He's appealing to a larger pan-Indian future. In which the future of all Indian peoples will be affected by the stand that Indian peoples take now. They have driven us from the sea to the lakes and we can go no farther. They have taken upon themselves to say this tract of land belongs to the Miamis and this to the Delaware and so on. Our father tells us that we have no business on the Wabash, that the land belongs to other tribes.
But the Great Spirit intended it to be the common property of all the tribes. Nor can it be sold without the consent of all. In 1809, Tecumseh set out with an entourage of warriors and interpreters on the first of a series of epic tours.
East to the Shawnees and Wyandottes in Ohio, West to the Saxon Foxes and Ho-Chunks in Illinois, South to the Creeks and Choctaws in Alabama and Georgia, and North, as far away as Canada, to the home of the Senecas and the Iroquois and the British. Determined to swell the ranks of the burgeoning Indian Confederacy any way he could, and to find supplies and reinforcements for the armed conflict he now knew was inevitable. He didn't pluck this Confederacy out of... nowhere.
He just tries to revive the confederacy he had known as a young man. He even uses the same terminology, the idea that the land is held in common by the Indians. No one tribe can cede it without the permission of the others and therefore it's in all our interest to defend it. Now this This was a job that was was much more difficult than the job of the American founding fathers, who at least had some tradition of common origin and a similar language and a similar thought pattern and mindset. On top of those problems, though, Tecumseh was facing the fact that these weren't states.
They were fragmented villages. So you couldn't just convince a few chiefs and hope that was going to do the business for you. Those chiefs might have...
almost no or little authority within their own communities. But this lack of authority in Indian communities both played against him and for him, because even if the chiefs were in opposition, he could pull the warriors from underneath them by appealing to them. And this is really one of his strategies. Listen, my people. The past speaks for itself.

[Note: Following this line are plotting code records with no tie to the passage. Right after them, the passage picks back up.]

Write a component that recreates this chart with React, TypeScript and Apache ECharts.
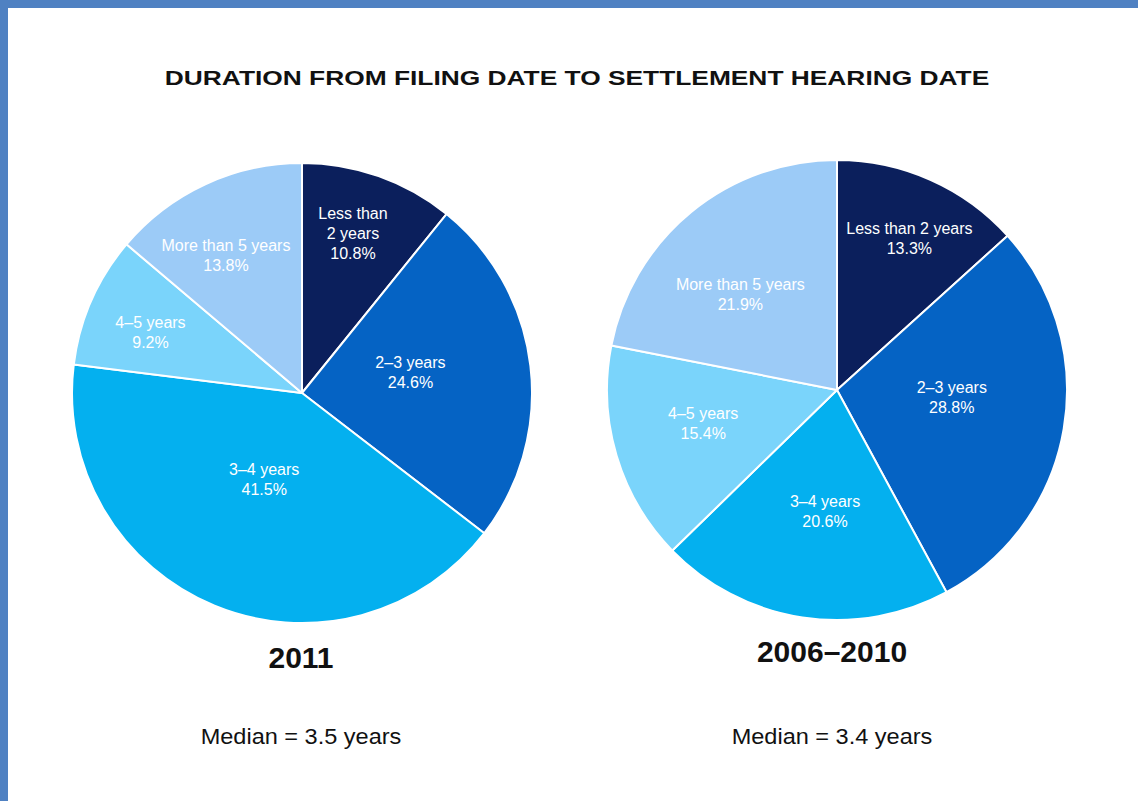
import React, { useEffect, useRef } from "react";
import * as echarts from "echarts";

const categories = ["Less than 2 years", "2–3 years", "3–4 years", "4–5 years", "More than 5 years"];
const labels2011 = ["Less than\n2 years", "2–3 years", "3–4 years", "4–5 years", "More than 5 years"];
const labels0610 = ["Less than 2 years", "2–3 years", "3–4 years", "4–5 years", "More than 5 years"];
const values2011 = [10.8, 24.6, 41.5, 9.2, 13.8];
const values0610 = [13.3, 28.8, 20.6, 15.4, 21.9];
const sliceColors = ["#0b1f5c", "#0563c4", "#04b0ef", "#7ad4fb", "#9ccbf7"];

const titleText = "DURATION FROM FILING DATE TO SETTLEMENT HEARING DATE";
const pieTitles = ["2011", "2006–2010"];
const medianTexts = ["Median = 3.5 years", "Median = 3.4 years"];

// label placement styling (fraction of radius, angular shift in degrees)
const labelRadius2011 = [0.73, 0.48, 0.41, 0.71, 0.685];
const labelShift2011 = [-1.8, -4, 1.3, -1.8, -4];
const labelRadius0610 = [0.73, 0.5, 0.53, 0.6, 0.59];
const labelShift0610 = [1.6, -6, -3, 2.4, -6];

const FONT = "'Liberation Sans', Arial, sans-serif";

function makeLayout(values: number[], cx: number, cy: number, r: number, fr: number[], shift: number[]) {
  const total = values.reduce((a, b) => a + b, 0);
  return (p: any) => {
    const i = p.dataIndex;
    let before = 0;
    for (let j = 0; j < i; j++) before += values[j];
    const mid = ((before + values[i] / 2) / total) * 360 + shift[i];
    const rad = (mid * Math.PI) / 180;
    const d = r * fr[i];
    return {
      x: cx + d * Math.sin(rad),
      y: cy - d * Math.cos(rad),
      align: "center",
      verticalAlign: "middle",
    };
  };
}

function pieSeries(values: number[], labels: string[], cx: number, cy: number, r: number, fr: number[], shift: number[]) {
  return {
    type: "pie",
    center: [cx, cy],
    radius: r,
    startAngle: 90,
    clockwise: true,
    silent: true,
    avoidLabelOverlap: false,
    itemStyle: { borderColor: "#ffffff", borderWidth: 2 },
    label: {
      show: true,
      position: "inside",
      color: "#ffffff",
      fontFamily: FONT,
      fontSize: 16,
      lineHeight: 20,
      formatter: (p: any) => labels[p.dataIndex] + "\n" + Number(p.value).toFixed(1) + "%",
    },
    labelLine: { show: false },
    labelLayout: makeLayout(values, cx, cy, r, fr, shift),
    data: values.map((v, i) => ({
      name: categories[i],
      value: v,
      itemStyle: { color: sliceColors[i] },
    })),
  };
}

export default function App() {
  const ref = useRef<HTMLDivElement>(null);
  useEffect(() => {
    if (!ref.current) return;
    const chart = echarts.init(ref.current, undefined, { renderer: "svg" });
    chart.setOption({
      animation: false,
      backgroundColor: "#ffffff",
      graphic: [
        { type: "rect", left: 0, top: 0, shape: { width: 8, height: 801 }, style: { fill: "#4f81c2" } },
        { type: "rect", left: 0, top: 0, shape: { width: 1138, height: 8 }, style: { fill: "#4f81c2" } },
        {
          type: "text",
          x: 577,
          y: 78,
          scaleX: 1.317,
          style: {
            text: titleText,
            fill: "#111111",
            font: `bold 20px ${FONT}`,
            align: "center",
            verticalAlign: "middle",
          },
        },
        {
          type: "text",
          x: 301,
          y: 657,
          style: { text: pieTitles[0], fill: "#111111", font: `bold 30px ${FONT}`, align: "center", verticalAlign: "middle" },
        },
        {
          type: "text",
          x: 832,
          y: 651,
          style: { text: pieTitles[1], fill: "#111111", font: `bold 30px ${FONT}`, align: "center", verticalAlign: "middle" },
        },
        {
          type: "text",
          x: 301,
          y: 736,
          scaleX: 1.07,
          style: { text: medianTexts[0], fill: "#111111", font: `22px ${FONT}`, align: "center", verticalAlign: "middle" },
        },
        {
          type: "text",
          x: 832,
          y: 736,
          scaleX: 1.07,
          style: { text: medianTexts[1], fill: "#111111", font: `22px ${FONT}`, align: "center", verticalAlign: "middle" },
        },
      ],
      series: [
        pieSeries(values2011, labels2011, 302, 393, 230, labelRadius2011, labelShift2011),
        pieSeries(values0610, labels0610, 837, 390, 230, labelRadius0610, labelShift0610),
      ],
    });
    return () => chart.dispose();
  }, []);
  return <div ref={ref} style={{ position: "fixed", left: 0, top: 0, width: 1138, height: 801 }} />;
}
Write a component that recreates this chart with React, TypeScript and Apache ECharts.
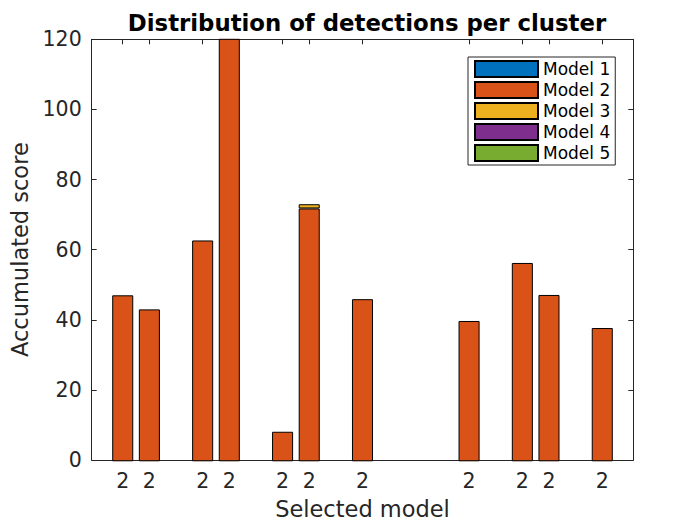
import React, { useEffect, useRef } from "react";
import * as echarts from "echarts";

// Clusters 1..19; bars only where a cluster has detections
const clusters = ["1", "2", "3", "4", "5", "6", "7", "8", "9", "10", "11", "12", "13", "14", "15", "16", "17", "18", "19"];
const clusterPos = [1, 2, 4, 5, 7, 8, 10, 14, 16, 17, 19];
const selectedModel = ["2", "2", "2", "2", "2", "2", "2", "2", "2", "2", "2"];
const seriesNames = ["Model 1", "Model 2", "Model 3", "Model 4", "Model 5"];
const model1 = [0, 0, 0, 0, 0, 0, 0, 0, 0, 0, 0];
const model2 = [47.2, 43.2, 62.8, 128, 8.4, 71.9, 46.1, 39.9, 56.4, 47.3, 37.9];
const model3 = [0, 0, 0, 0, 0, 1.2, 0, 0, 0, 0, 0];
const model4 = [0, 0, 0, 0, 0, 0, 0, 0, 0, 0, 0];
const model5 = [0, 0, 0, 0, 0, 0, 0, 0, 0, 0, 0];
const yTicks = [0, 20, 40, 60, 80, 100, 120];
const colors = ["#0072BD", "#D95319", "#EDB120", "#7E2F8E", "#77AC30"];

const FONT = "DejaVu Sans";
const AX = "#262626";

export default function App() {
  const ref = useRef<HTMLDivElement>(null);
  useEffect(() => {
    document.body.style.margin = "0";
    const chart = echarts.init(ref.current!, null, { renderer: "svg" });
    const allData = [model1, model2, model3, model4, model5];
    const W = 700;
    const gl = 91.7, gr = 66.7, gt = 39.3, gb = 63.7;
    const xMin = clusterPos[0] - 1.165;
    const xMax = clusterPos[clusterPos.length - 1] + 1.165;
    const unit = (W - gl - gr) / (xMax - xMin);
    const barLeft = gl + (1 - 0.5 - xMin) * unit;
    const barWidthPx = clusters.length * unit;
    const barRight = W - barLeft - barWidthPx;

    const labelMap: Record<number, string> = {};
    clusterPos.forEach((p, i) => (labelMap[p] = selectedModel[i]));
    const baseX = {
      type: "value" as const,
      gridIndex: 0,
      min: xMin,
      max: xMax,
      splitLine: { show: false },
      axisLine: { show: true, onZero: false, lineStyle: { color: AX, width: 1 } },
    };
    const baseY = {
      type: "value" as const,
      gridIndex: 0,
      min: yTicks[0],
      max: yTicks[yTicks.length - 1],
      interval: 20,
      splitLine: { show: false },
      axisLine: { show: true, onZero: false, lineStyle: { color: AX, width: 1 } },
      axisTick: { show: true, inside: true, length: 5, lineStyle: { color: AX } },
    };
    const full = (arr: number[]) =>
      clusters.map((_, k) => {
        const i = clusterPos.indexOf(k + 1);
        return i >= 0 && arr[i] !== 0 ? arr[i] : null;
      });
    chart.setOption({
      animation: false,
      title: {
        text: "Distribution of detections per cluster",
        left: 362,
        top: 6,
        textAlign: "center",
        textStyle: { fontFamily: FONT, fontSize: 22.8, fontWeight: "bold", color: "#000" },
      },
      grid: [
        { left: gl, right: gr, top: gt, bottom: gb, containLabel: false },
        { left: barLeft, right: barRight, top: gt, bottom: gb, containLabel: false },
      ],
      legend: {
        orient: "vertical",
        left: 468,
        top: 57,
        padding: [3, 5, 3, 6],
        itemWidth: 63,
        itemHeight: 16,
        itemGap: 3,
        icon: "rect",
        backgroundColor: "#fff",
        borderColor: AX,
        borderWidth: 1,
        borderRadius: 0,
        data: seriesNames,
        textStyle: { fontFamily: FONT, fontSize: 17, color: "#000" },
      },
      xAxis: [
        {
          ...baseX,
          position: "bottom",
          name: "Selected model",
          nameLocation: "middle",
          nameGap: 37,
          nameTextStyle: { fontFamily: FONT, fontSize: 22.5, color: AX },
          axisTick: { show: true, inside: true, length: 5, customValues: clusterPos, lineStyle: { color: AX } },
          axisLabel: {
            show: true,
            customValues: clusterPos,
            margin: 10,
            fontFamily: FONT,
            fontSize: 20.5,
            color: AX,
            formatter: (v: number) => labelMap[Math.round(v)] ?? "",
          },
        },
        {
          ...baseX,
          position: "top",
          axisTick: { show: true, inside: true, length: 5, customValues: clusterPos, lineStyle: { color: AX } },
          axisLabel: { show: false },
        },
        {
          type: "category",
          gridIndex: 1,
          data: clusters,
          show: false,
        },
      ],
      yAxis: [
        {
          ...baseY,
          position: "left",
          name: "Accumulated score",
          nameLocation: "middle",
          nameGap: 49,
          nameTextStyle: { fontFamily: FONT, fontSize: 22.5, color: AX },
          axisLabel: { show: true, margin: 10, fontFamily: FONT, fontSize: 20.5, color: AX },
        },
        {
          ...baseY,
          position: "right",
          axisLabel: { show: false },
        },
        {
          type: "value",
          gridIndex: 1,
          min: yTicks[0],
          max: yTicks[yTicks.length - 1],
          show: false,
        },
      ],
      series: seriesNames.map((name, si) => ({
        name,
        type: "bar",
        stack: "total",
        xAxisIndex: 2,
        yAxisIndex: 2,
        barWidth: "79%",
        clip: true,
        itemStyle: { color: colors[si], borderColor: "#000", borderWidth: 1 },
        emphasis: { disabled: true },
        data: full(allData[si]),
      })),
    });
    return () => chart.dispose();
  }, []);
  return <div ref={ref} style={{ width: 700, height: 525 }} />;
}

Where today are the Pequots? Where the Narragansett? The Powhatan? Wohonoka? And many other once powerful tribes of our race.
Look abroad, over this once beautiful country, and what do you see? Nothing but the ravages of the pale-faced destroyers. And so it will be with you, Kreek, Chickasaws and Choctaws.
The annihilation of our race is at hand unless we are united in one common cause against the common foe. I mean so many different groups come to this call for warriors. When you think about 20 different tribes.
The languages are so different, the politics are so different. He's dissolved tribal barriers, tribal differences, cultural differences as well, and he's got them to believe in one mind. For one person to get so many people to come of the same mind, yes indeed it's propaganda, yes indeed it's campaigning, yes indeed it's diplomacy, being an ambassador, a military strategist, and so in my mind, he's succeeded with this idea. By 1810, the impact of Tecumseh's diplomacy could be felt up and down the Wabash.
By May, nearly a thousand people had streamed into Prophetstown, and all spring and summer, the numbers continued to build. Fearing imminent bloodshed, William Henry Harrison called for a contingent of federal troops to reinforce the territorial capital at Vincennes. then sent a messenger to Prophetstown itself, urging the Prophet to come to Vincennes to air grievances about the Treaty of Fort Wayne. In the end, it was Tecumseh himself who replied, telling the messenger that he personally would come to meet with Harrison, to discuss Indian outrage over the newly ceded lands. On August 12, 1810, a party of 75 warriors with Tecumseh in command arrived at Harrison's headquarters for the historic confrontation.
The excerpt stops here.